ERIC Number: ED207359
Record Type: RIE
Publication Date: 1980-Oct
Reference Count: 0
Children's Knowledge and Text Comprehension.
Pace, Ann Jaffe
Background knowledge and experience individuals bring to an activity influence the degree of meaning derived from it. This paper focuses on children's knowledge and text comprehension as it explores the nature of the relationship between them. Studies with children between the ages of five and twelve were undertaken to examine the effect of children's script-like knowledge of their comprehension of texts. The issues addressed are: (1) the use young children can make of their existing knowledge for comprehending narratives, (2) the relationship between the familiarity of the topic of a passage and children's comprehension of it, and (3) children's sensitivity to story information when it is inconsistent with their own knowledge.

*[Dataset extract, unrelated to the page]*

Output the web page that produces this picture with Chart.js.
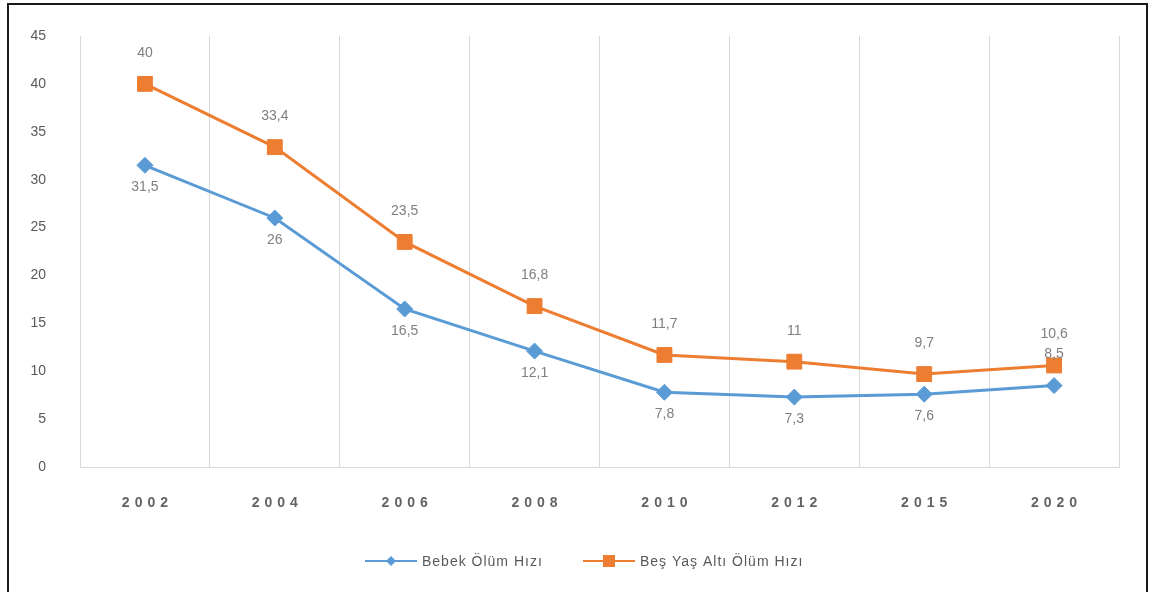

Results indicate that young children seem to have script-like or ordered, generalized knowledge of commonplace situations which can be utilized in text comprehension. Kindergarteners realized poorer comprehension than older children of events the former knew less well. Passages about uncommon events were the most difficult to comprehend, even though all required information was provided and students could request to hear portions of the narrative again. Special efforts may be needed to get younger children to attend to text-specific information when such information conflicts with their knowledge. (JK)
Publication Type: Speeches/Meeting Papers; Reports - Research
Education Level: N/A
Authoring Institution: N/A
Note: Paper presented at the Annual Boston University Conference on Language Development (5th, Boston, MA, October 1980).